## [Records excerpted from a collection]
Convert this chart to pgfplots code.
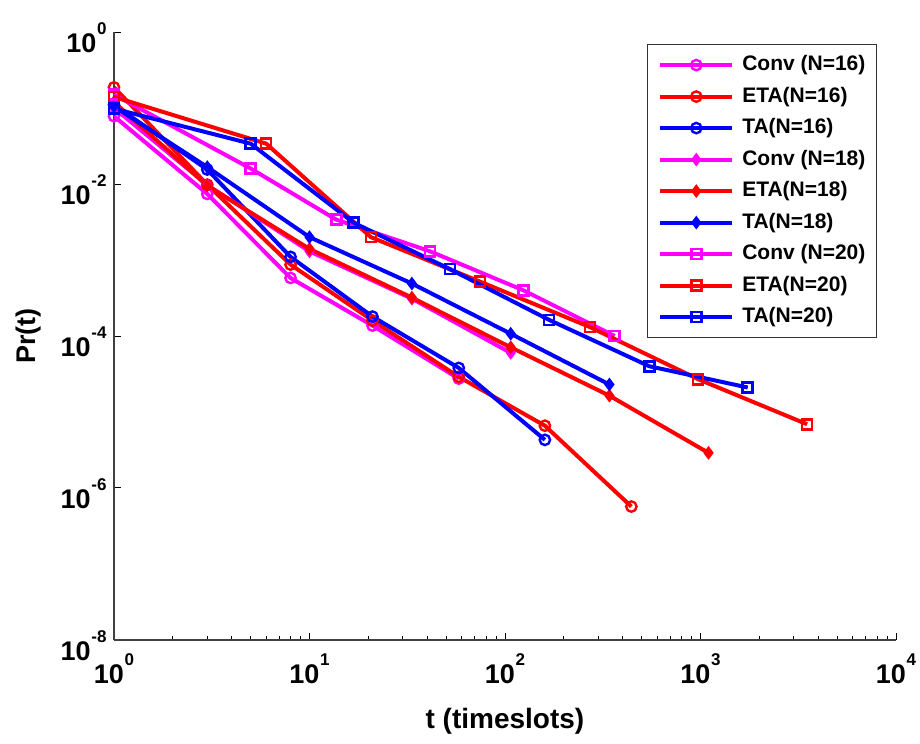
\documentclass[border=0pt]{standalone}
\usepackage{fontspec}
\setmainfont{Liberation Sans}
\usepackage{pgfplots}
\pgfplotsset{compat=1.18}
\definecolor{mmag}{rgb}{1,0,1}
\definecolor{mred}{rgb}{1,0,0}
\definecolor{mblue}{rgb}{0,0,1}
\newcommand{\tl}[1]{10\kern0.4pt\raisebox{9.3pt}{\fontsize{8.5}{8.5}\selectfont #1}}
\begin{document}
\begin{tikzpicture}
\begin{axis}[
  scale only axis, width=391pt, height=304pt,
  xmode=log, ymode=log,
  xmin=1, xmax=10000, ymin=1e-8, ymax=1,
  axis x line*=bottom, axis y line*=left,
  axis line style={-, line width=0.6pt, black!75},
  tick align=inside,
  xtick={1,10,100,1000,10000},
  xticklabels={\tl{0},\tl{1},\tl{2},\tl{3},\tl{4}},
  ytick={1e-8,1e-6,1e-4,1e-2,1},
  yticklabels={\tl{-8},\tl{-6},\tl{-4},\tl{-2},\tl{0}},
  yminorticks=false,
  tick label style={font=\bfseries\fontsize{13.5}{15}\selectfont},
  xticklabel style={inner sep=0pt, anchor=north, yshift=-6.5pt},
  yticklabel style={inner sep=0pt, anchor=east, xshift=-3.5pt, yshift=-2.9pt},
  major tick length=3.5pt, minor tick length=2pt,
  every tick/.style={black, line width=0.5pt},
  xlabel={t (timeslots)}, ylabel={Pr(t)},
  xlabel style={font=\bfseries\fontsize{14}{17}\selectfont, at={(axis description cs:0.5,-0.1332)}, anchor=center},
  ylabel style={font=\bfseries\fontsize{13.5}{16}\selectfont, at={(axis description cs:-0.1093,0.5)}, anchor=center},
  legend style={at={(rel axis cs:0.9757,0.9803)}, anchor=north east,
    font=\bfseries\fontsize{10.5}{12}\selectfont, draw=black!80, line width=0.6pt,
    inner sep=5.5pt, row sep=6.25pt, column sep=4pt,
    nodes={inner sep=0pt, text height=7.5pt, text depth=2pt},
    cells={anchor=west}},
  legend image code/.code={\draw[mark repeat=2,mark phase=2,#1] plot coordinates {(0pt,0pt) (18pt,0pt) (36pt,0pt)};},
  every axis plot/.append style={line width=2pt},
]
% Conv N=16
\addplot[mmag, mark=o, mark size=2.6pt, mark options={solid,line width=1.2pt}] coordinates {
(1,0.078) (3,0.0074) (8,5.8e-4) (21,1.37e-4) (58,2.75e-5)};
\addlegendentry{Conv (N=16)}
% ETA N=16
\addplot[mred, mark=o, mark size=2.6pt, mark options={solid,line width=1.2pt}] coordinates {
(1,0.187) (3,0.0098) (8,8.7e-4) (21,1.6e-4) (58,2.9e-5) (160,6.6e-6) (443,5.7e-7)};
\addlegendentry{ETA(N=16)}
% TA N=16
\addplot[mblue, mark=o, mark size=2.6pt, mark options={solid,line width=1.2pt}] coordinates {
(1,0.11) (3,0.0155) (8,1.1e-3) (21,1.8e-4) (58,3.8e-5) (160,4.3e-6)};
\addlegendentry{TA(N=16)}
% Conv N=18
\addplot[mmag, mark=diamond*, mark size=2.8pt, mark options={solid,line width=0.8pt}] coordinates {
(1,0.10) (3,0.0097) (10,1.3e-3) (33.4,3.1e-4) (107,6.0e-5)};
\addlegendentry{Conv (N=18)}
% ETA N=18
\addplot[mred, mark=diamond*, mark size=2.8pt, mark options={solid,line width=0.8pt}] coordinates {
(1,0.12) (3,0.0095) (10,1.4e-3) (33.4,3.2e-4) (107,7.1e-5) (342,1.64e-5) (1099,2.9e-6)};
\addlegendentry{ETA(N=18)}
% TA N=18
\addplot[mblue, mark=diamond*, mark size=2.8pt, mark options={solid,line width=0.8pt}] coordinates {
(1,0.105) (3,0.0167) (10,2.0e-3) (33.4,4.9e-4) (107,1.07e-4) (342,2.3e-5)};
\addlegendentry{TA(N=18)}
% Conv N=20
\addplot[mmag, mark=square, mark size=2.5pt, mark options={solid,line width=1.3pt}] coordinates {
(1,0.15) (5,0.016) (13.7,3.4e-3) (41.4,1.3e-3) (124,4.0e-4) (364,1.0e-4)};
\addlegendentry{Conv (N=20)}
% ETA N=20
\addplot[mred, mark=square, mark size=2.5pt, mark options={solid,line width=1.3pt}] coordinates {
(1,0.14) (6,0.034) (20.6,2.0e-3) (74.5,5.2e-4) (272,1.31e-4) (973,2.7e-5) (3510,6.9e-6)};
\addlegendentry{ETA(N=20)}
% TA N=20
\addplot[mblue, mark=square, mark size=2.5pt, mark options={solid,line width=1.3pt}] coordinates {
(1,0.098) (5,0.034) (16.8,3.1e-3) (52.2,7.6e-4) (168,1.63e-4) (547,4.0e-5) (1745,2.1e-5)};
\addlegendentry{TA(N=20)}
\coordinate (SW) at (rel axis cs:0,0);
\coordinate (NE) at (rel axis cs:1,1);
\end{axis}
\pgfresetboundingbox
\path[use as bounding box] ([shift={(-57pt,-52pt)}]SW) rectangle ([shift={(12pt,16pt)}]NE);
\end{tikzpicture}
\end{document}
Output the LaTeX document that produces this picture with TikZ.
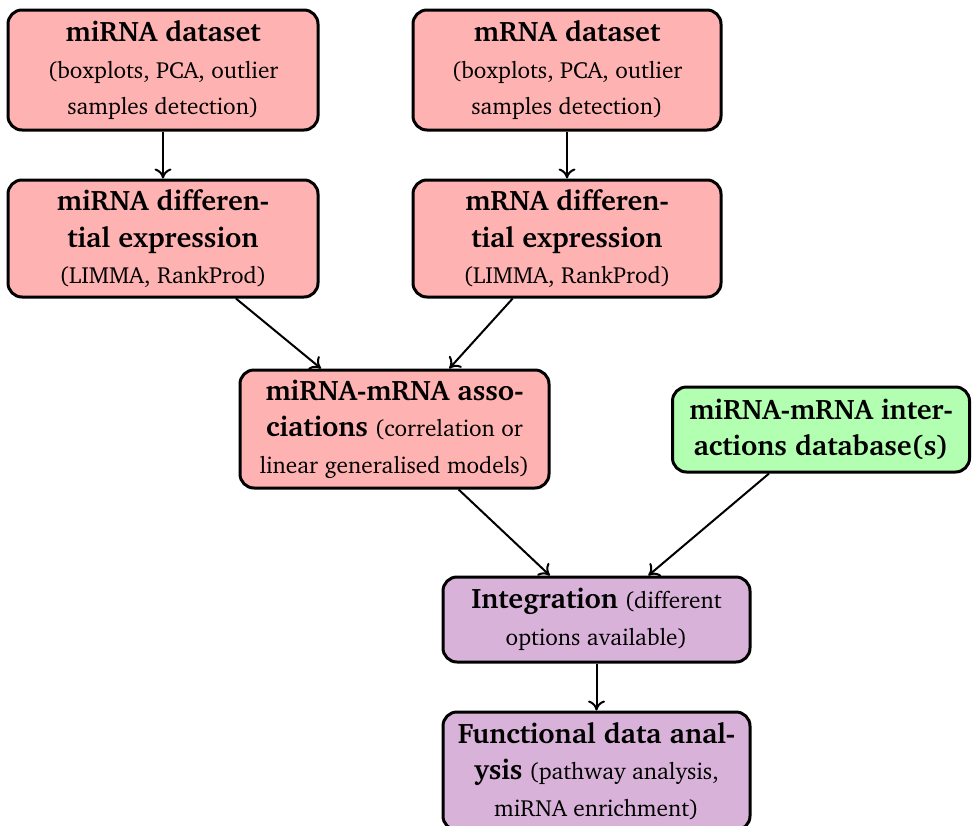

## [Directions for this task]
Without the pictures, return the entries exactly as they appear.

## [Problem solution]
Convert this chart to pgfplots code.
\documentclass[border=0pt]{standalone}
\usepackage{fontspec}
\setmainfont{Liberation Sans}
\usepackage{pgfplots}
\pgfplotsset{compat=1.18}
\definecolor{mmag}{rgb}{1,0,1}
\definecolor{mred}{rgb}{1,0,0}
\definecolor{mblue}{rgb}{0,0,1}
\newcommand{\tl}[1]{10\kern0.4pt\raisebox{9.3pt}{\fontsize{8.5}{8.5}\selectfont #1}}
\begin{document}
\begin{tikzpicture}
\begin{axis}[
  scale only axis, width=391pt, height=304pt,
  xmode=log, ymode=log,
  xmin=1, xmax=10000, ymin=1e-8, ymax=1,
  axis x line*=bottom, axis y line*=left,
  axis line style={-, line width=0.6pt, black!75},
  tick align=inside,
  xtick={1,10,100,1000,10000},
  xticklabels={\tl{0},\tl{1},\tl{2},\tl{3},\tl{4}},
  ytick={1e-8,1e-6,1e-4,1e-2,1},
  yticklabels={\tl{-8},\tl{-6},\tl{-4},\tl{-2},\tl{0}},
  yminorticks=false,
  tick label style={font=\bfseries\fontsize{13.5}{15}\selectfont},
  xticklabel style={inner sep=0pt, anchor=north, yshift=-6.5pt},
  yticklabel style={inner sep=0pt, anchor=east, xshift=-3.5pt, yshift=-2.9pt},
  major tick length=3.5pt, minor tick length=2pt,
  every tick/.style={black, line width=0.5pt},
  xlabel={t (timeslots)}, ylabel={Pr(t)},
  xlabel style={font=\bfseries\fontsize{14}{17}\selectfont, at={(axis description cs:0.5,-0.1332)}, anchor=center},
  ylabel style={font=\bfseries\fontsize{13.5}{16}\selectfont, at={(axis description cs:-0.1093,0.5)}, anchor=center},
  legend style={at={(rel axis cs:0.9757,0.9803)}, anchor=north east,
    font=\bfseries\fontsize{10.5}{12}\selectfont, draw=black!80, line width=0.6pt,
    inner sep=5.5pt, row sep=6.25pt, column sep=4pt,
    nodes={inner sep=0pt, text height=7.5pt, text depth=2pt},
    cells={anchor=west}},
  legend image code/.code={\draw[mark repeat=2,mark phase=2,#1] plot coordinates {(0pt,0pt) (18pt,0pt) (36pt,0pt)};},
  every axis plot/.append style={line width=2pt},
]
% Conv N=16
\addplot[mmag, mark=o, mark size=2.6pt, mark options={solid,line width=1.2pt}] coordinates {
(1,0.078) (3,0.0074) (8,5.8e-4) (21,1.37e-4) (58,2.75e-5)};
\addlegendentry{Conv (N=16)}
% ETA N=16
\addplot[mred, mark=o, mark size=2.6pt, mark options={solid,line width=1.2pt}] coordinates {
(1,0.187) (3,0.0098) (8,8.7e-4) (21,1.6e-4) (58,2.9e-5) (160,6.6e-6) (443,5.7e-7)};
\addlegendentry{ETA(N=16)}
% TA N=16
\addplot[mblue, mark=o, mark size=2.6pt, mark options={solid,line width=1.2pt}] coordinates {
(1,0.11) (3,0.0155) (8,1.1e-3) (21,1.8e-4) (58,3.8e-5) (160,4.3e-6)};
\addlegendentry{TA(N=16)}
% Conv N=18
\addplot[mmag, mark=diamond*, mark size=2.8pt, mark options={solid,line width=0.8pt}] coordinates {
(1,0.10) (3,0.0097) (10,1.3e-3) (33.4,3.1e-4) (107,6.0e-5)};
\addlegendentry{Conv (N=18)}
% ETA N=18
\addplot[mred, mark=diamond*, mark size=2.8pt, mark options={solid,line width=0.8pt}] coordinates {
(1,0.12) (3,0.0095) (10,1.4e-3) (33.4,3.2e-4) (107,7.1e-5) (342,1.64e-5) (1099,2.9e-6)};
\addlegendentry{ETA(N=18)}
% TA N=18
\addplot[mblue, mark=diamond*, mark size=2.8pt, mark options={solid,line width=0.8pt}] coordinates {
(1,0.105) (3,0.0167) (10,2.0e-3) (33.4,4.9e-4) (107,1.07e-4) (342,2.3e-5)};
\addlegendentry{TA(N=18)}
% Conv N=20
\addplot[mmag, mark=square, mark size=2.5pt, mark options={solid,line width=1.3pt}] coordinates {
(1,0.15) (5,0.016) (13.7,3.4e-3) (41.4,1.3e-3) (124,4.0e-4) (364,1.0e-4)};
\addlegendentry{Conv (N=20)}
% ETA N=20
\addplot[mred, mark=square, mark size=2.5pt, mark options={solid,line width=1.3pt}] coordinates {
(1,0.14) (6,0.034) (20.6,2.0e-3) (74.5,5.2e-4) (272,1.31e-4) (973,2.7e-5) (3510,6.9e-6)};
\addlegendentry{ETA(N=20)}
% TA N=20
\addplot[mblue, mark=square, mark size=2.5pt, mark options={solid,line width=1.3pt}] coordinates {
(1,0.098) (5,0.034) (16.8,3.1e-3) (52.2,7.6e-4) (168,1.63e-4) (547,4.0e-5) (1745,2.1e-5)};
\addlegendentry{TA(N=20)}
\coordinate (SW) at (rel axis cs:0,0);
\coordinate (NE) at (rel axis cs:1,1);
\end{axis}
\pgfresetboundingbox
\path[use as bounding box] ([shift={(-57pt,-52pt)}]SW) rectangle ([shift={(12pt,16pt)}]NE);
\end{tikzpicture}
\end{document}
Output the LaTeX document that produces this picture with TikZ.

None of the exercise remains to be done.